* _WHAT IS EXPECTED_
Your answer should be a single number: the count of lines that include "LaTeX".

* _RECORDS FOR THIS TASK_
○ ○ ○ ○
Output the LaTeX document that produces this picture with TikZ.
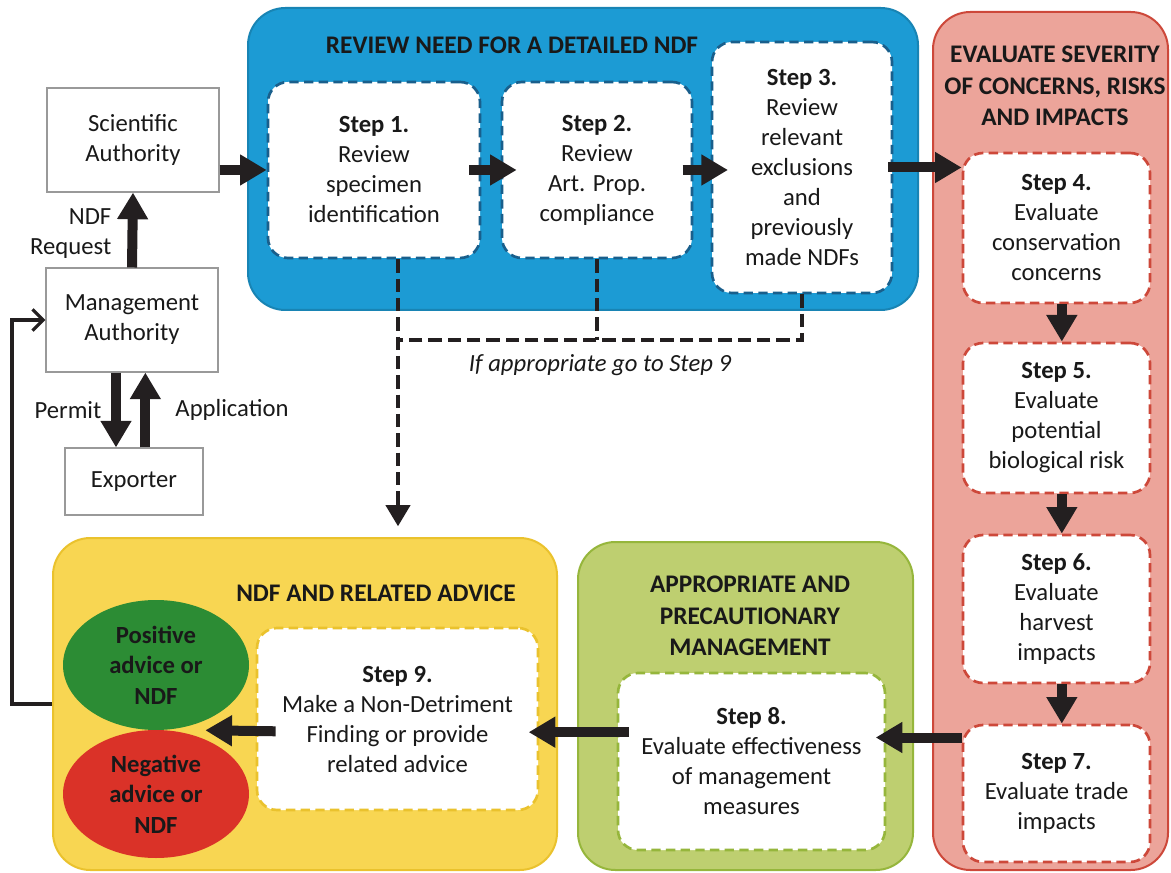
○ ○ ○ ○
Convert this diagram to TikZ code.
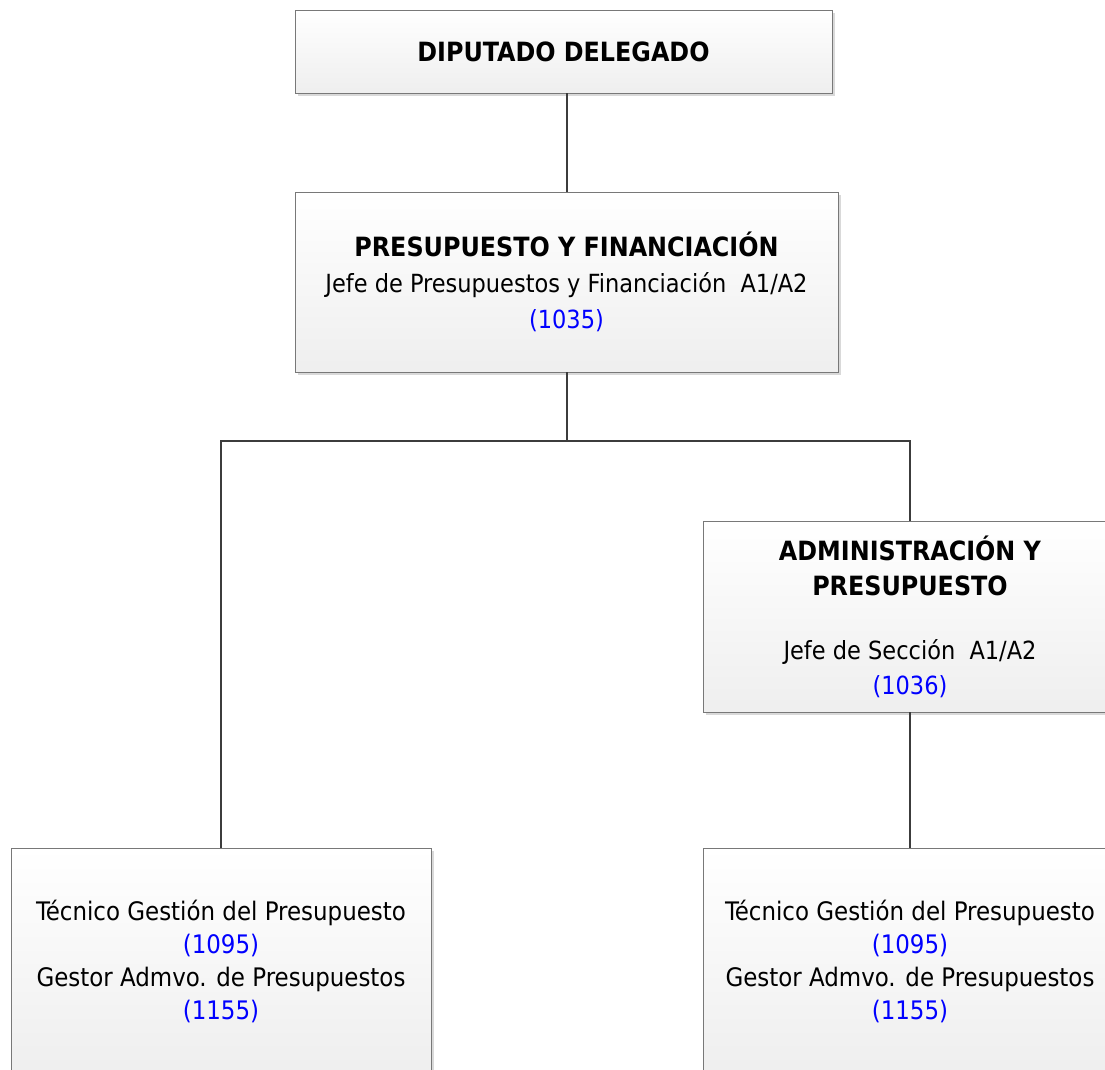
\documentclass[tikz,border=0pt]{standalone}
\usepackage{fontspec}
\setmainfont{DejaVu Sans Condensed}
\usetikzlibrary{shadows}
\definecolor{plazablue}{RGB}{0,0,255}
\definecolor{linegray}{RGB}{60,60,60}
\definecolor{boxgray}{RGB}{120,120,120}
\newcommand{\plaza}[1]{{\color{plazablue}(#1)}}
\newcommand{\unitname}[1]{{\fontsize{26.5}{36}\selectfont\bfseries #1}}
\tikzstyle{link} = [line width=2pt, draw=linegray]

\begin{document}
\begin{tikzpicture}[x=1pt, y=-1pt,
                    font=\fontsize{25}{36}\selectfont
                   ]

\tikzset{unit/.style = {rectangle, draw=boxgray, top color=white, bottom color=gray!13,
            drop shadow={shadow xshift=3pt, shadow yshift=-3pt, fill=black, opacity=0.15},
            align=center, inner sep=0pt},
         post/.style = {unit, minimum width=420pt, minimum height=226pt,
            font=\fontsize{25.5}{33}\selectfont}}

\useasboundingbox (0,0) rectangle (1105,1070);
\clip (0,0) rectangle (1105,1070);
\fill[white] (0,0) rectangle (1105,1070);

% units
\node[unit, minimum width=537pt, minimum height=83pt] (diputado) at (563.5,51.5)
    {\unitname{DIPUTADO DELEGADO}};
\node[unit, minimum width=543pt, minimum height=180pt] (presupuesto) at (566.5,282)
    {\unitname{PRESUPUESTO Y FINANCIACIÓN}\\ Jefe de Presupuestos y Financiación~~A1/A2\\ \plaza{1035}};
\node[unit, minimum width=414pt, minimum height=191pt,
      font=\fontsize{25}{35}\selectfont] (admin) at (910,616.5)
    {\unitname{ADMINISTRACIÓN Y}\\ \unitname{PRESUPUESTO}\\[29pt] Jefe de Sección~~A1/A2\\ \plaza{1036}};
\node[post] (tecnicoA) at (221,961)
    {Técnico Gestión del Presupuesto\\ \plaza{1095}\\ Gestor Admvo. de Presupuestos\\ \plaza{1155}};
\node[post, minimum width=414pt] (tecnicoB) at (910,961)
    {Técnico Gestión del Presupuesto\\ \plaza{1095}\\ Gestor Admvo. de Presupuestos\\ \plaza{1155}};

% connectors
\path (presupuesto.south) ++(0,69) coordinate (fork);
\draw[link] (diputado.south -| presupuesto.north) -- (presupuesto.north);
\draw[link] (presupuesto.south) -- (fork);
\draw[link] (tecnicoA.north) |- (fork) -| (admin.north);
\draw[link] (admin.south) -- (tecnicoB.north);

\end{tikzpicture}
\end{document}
○ ○ ○ ○
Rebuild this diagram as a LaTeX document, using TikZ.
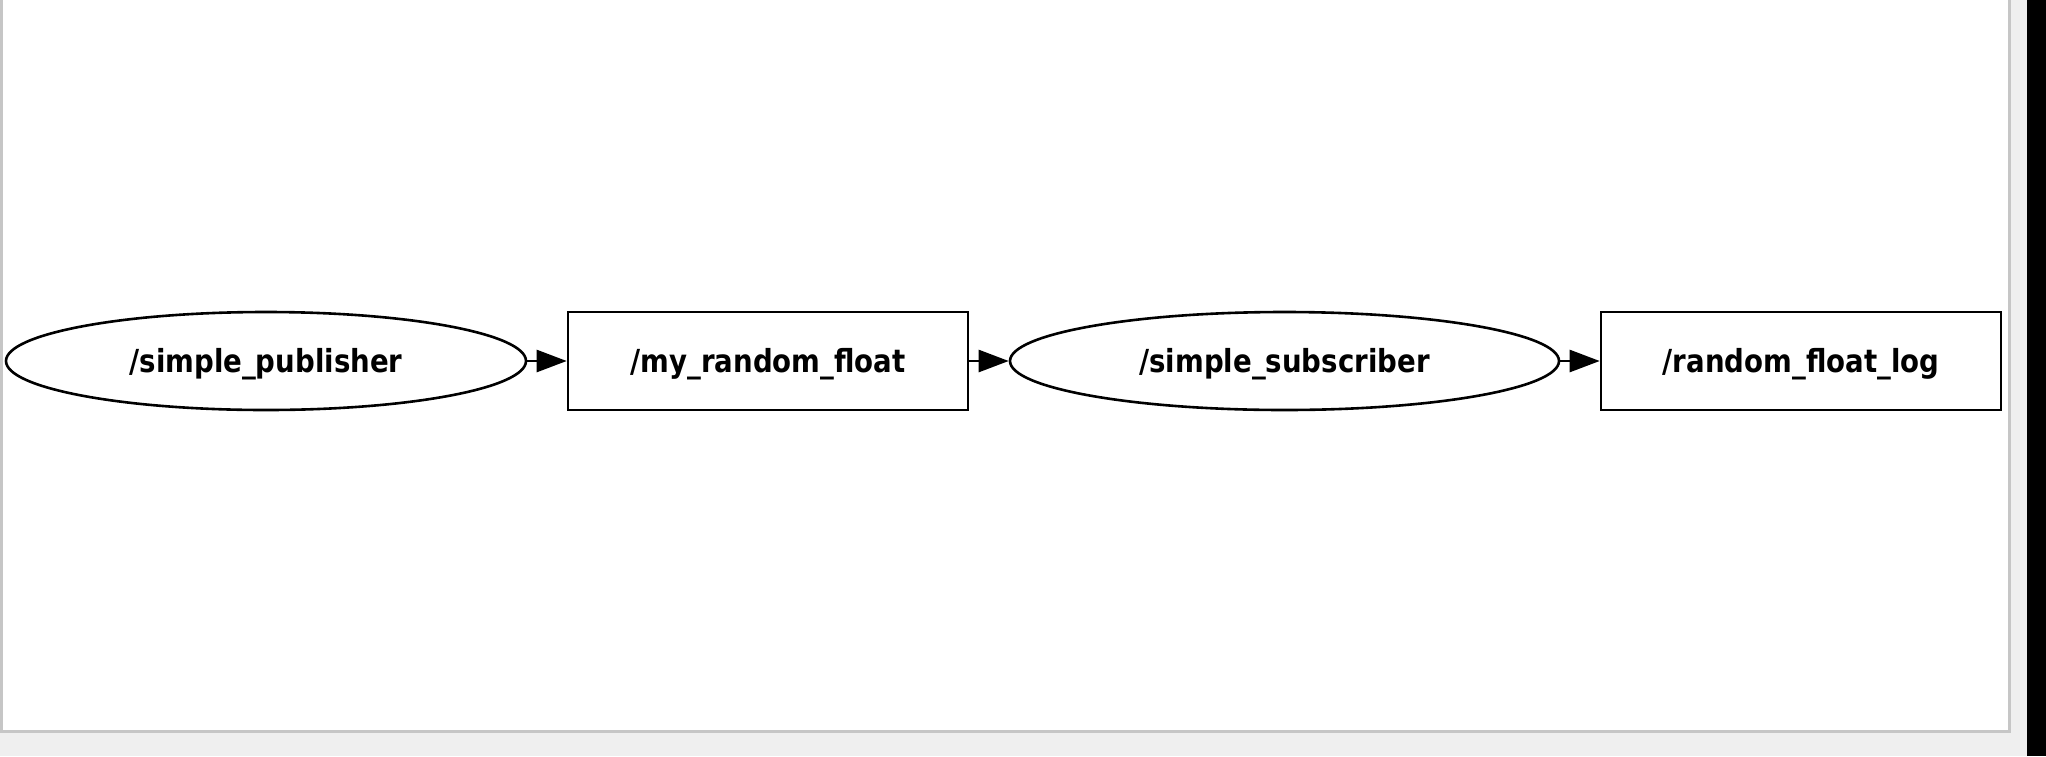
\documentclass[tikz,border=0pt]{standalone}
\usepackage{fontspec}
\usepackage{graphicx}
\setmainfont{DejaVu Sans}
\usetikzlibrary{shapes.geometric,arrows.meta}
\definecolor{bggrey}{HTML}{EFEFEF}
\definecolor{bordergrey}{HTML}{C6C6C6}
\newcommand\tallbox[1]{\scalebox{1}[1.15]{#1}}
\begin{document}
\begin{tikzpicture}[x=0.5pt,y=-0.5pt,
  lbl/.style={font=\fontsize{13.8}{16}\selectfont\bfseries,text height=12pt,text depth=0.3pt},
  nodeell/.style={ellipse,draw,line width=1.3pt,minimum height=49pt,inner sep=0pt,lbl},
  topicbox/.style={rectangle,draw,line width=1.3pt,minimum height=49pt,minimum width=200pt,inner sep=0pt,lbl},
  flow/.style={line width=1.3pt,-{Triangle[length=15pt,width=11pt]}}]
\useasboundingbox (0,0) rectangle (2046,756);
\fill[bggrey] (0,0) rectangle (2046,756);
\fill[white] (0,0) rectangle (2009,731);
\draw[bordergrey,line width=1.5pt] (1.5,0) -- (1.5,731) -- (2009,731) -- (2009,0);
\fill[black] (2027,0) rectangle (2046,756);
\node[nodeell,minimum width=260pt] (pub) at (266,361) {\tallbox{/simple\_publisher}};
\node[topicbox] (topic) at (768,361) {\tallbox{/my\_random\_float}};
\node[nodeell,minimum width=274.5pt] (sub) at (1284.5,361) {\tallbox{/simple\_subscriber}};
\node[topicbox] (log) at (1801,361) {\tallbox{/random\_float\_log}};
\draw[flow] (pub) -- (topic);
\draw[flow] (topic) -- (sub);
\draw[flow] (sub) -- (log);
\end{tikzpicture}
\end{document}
○ ○ ○ ○
* _OUTPUT OF THE TASK_
2